We worked with a top 20 global pharmaceutical company to develop Titan Secure, a digital supply chain and anti-counterfeiting platform. The platform was built with Microsoft Azure Internet of Things (IoT) technologies. See the Titan Secure reference architecture below to learn more.

“Azure IoT technology enabled us to develop a real-time IoT solution that provided the alerts and analytics needed to maintain the cold chain and decrease counterfeiting costs for pharmaceutical customers,” explained Sujan Thanjavuru, Head of Life Sciences Strategy & Transformation, Wipro, Ltd. “We worked with our customer to customize the sensors and develop a user interface that made it easy for managers to understand the state of their pharma shipments in real time. The result was an easy-to-use dashboard that provided valuable insights.”

“Azure IoT brings greater efficiency and reliability to customer value chains with world-class IoT and location intelligence services,” added Tony Shakib, IoT Business Acceleration Leader, Microsoft Azure.

Imagine a future with reduced counterfeit drugs and cold chain product wastage

Fast forward: imagine you’ve implemented Titan Secure from Wipro.
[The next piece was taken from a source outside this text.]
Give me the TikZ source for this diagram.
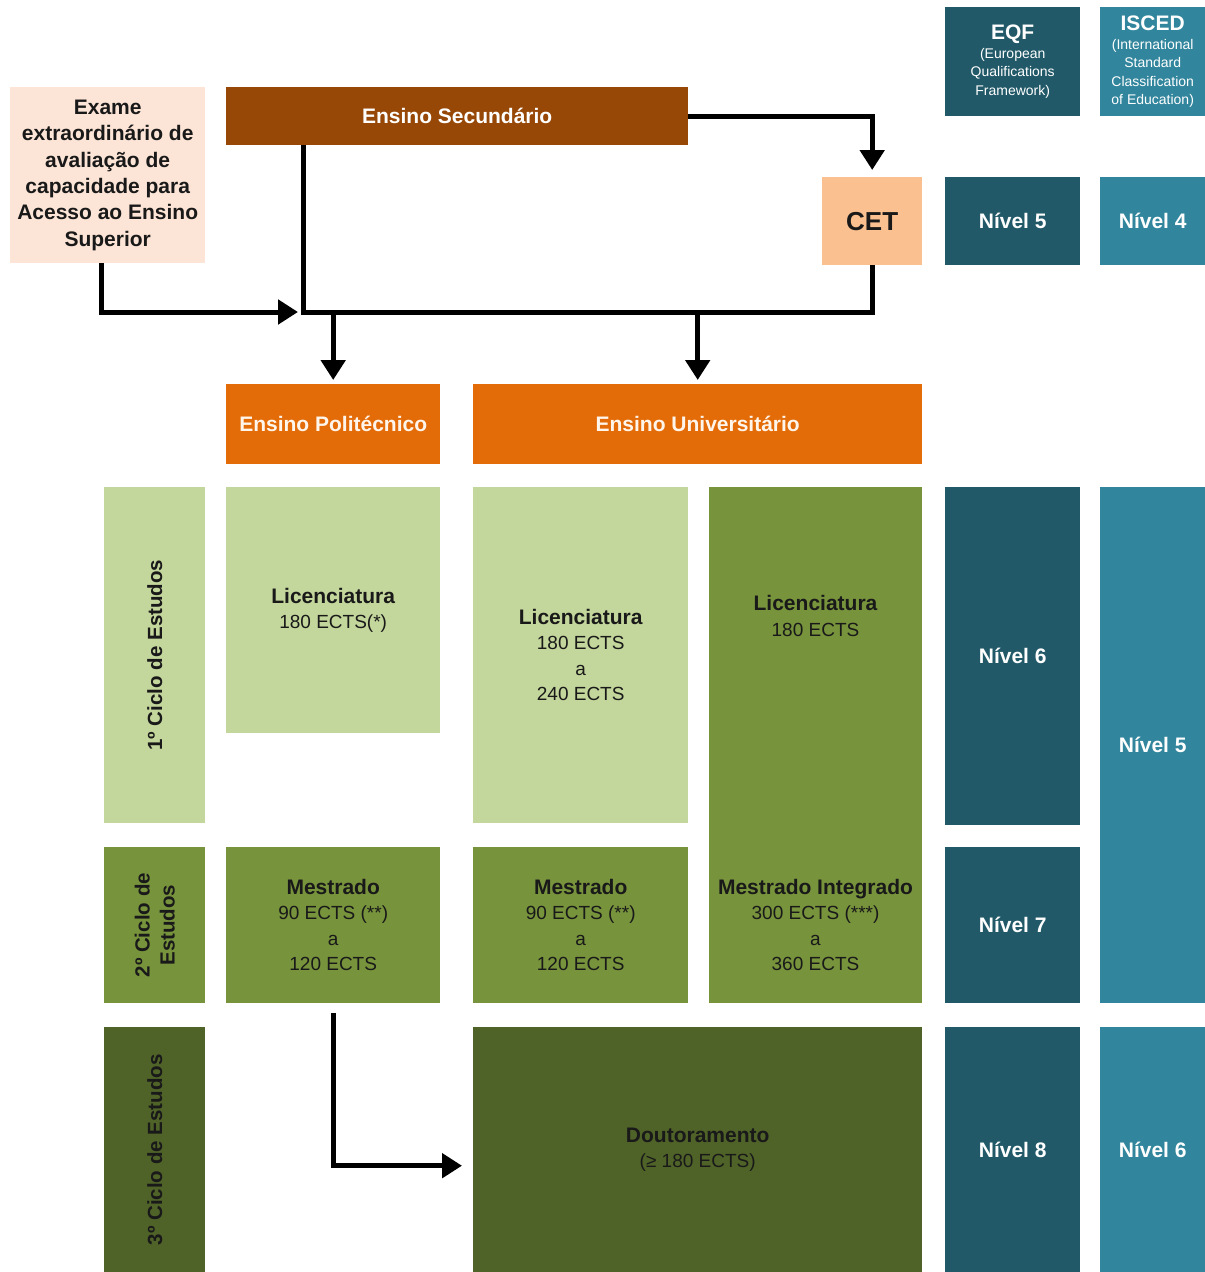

Now, your outbound freight technician slaps a small, flexible bluetooth low energy (BLE) beacon sensor onto each box of medication, which is paired with the FDA and EMA-compliant serial number and barcode. The sensors measure temperature, humidity, shock, vibration, and tamper data. They generate geospatial alerts in real time in the event of a temperature excursion or potential counterfeiting attempts. The information is stored in and displayed from Azure. Data is transferred on the backend using Microsoft blockchain, but shipping operators don’t need to know what that means to use it. On an easy-to-use, interactive map and dashboard, technicians can easily track each individual box of your company’s product as it’s shipped from your outbound warehouse all the way to the pharmacy. Your managers receive an alert when a shipment is predicted to get too hot, so that you can call the third party and fix the problem before the shipment has to be destroyed. Once you notice tampering within one of your shipments, you’ll find out quickly what’s happened and how many boxes have been affected.

Manage your cold chain in real-time

What does this mean for your company? Wipro’s Thanjavuru explained, “Pharmaceutical companies can now digitally transform their cold chain management. They can monitor temperature and telemetry data through the entire product journey, view analytics and alerts within the Titan Secure dashboard for visibility including anti-counterfeiting support, and – with cloud connectivity – information about the shipment is available in near real-time.”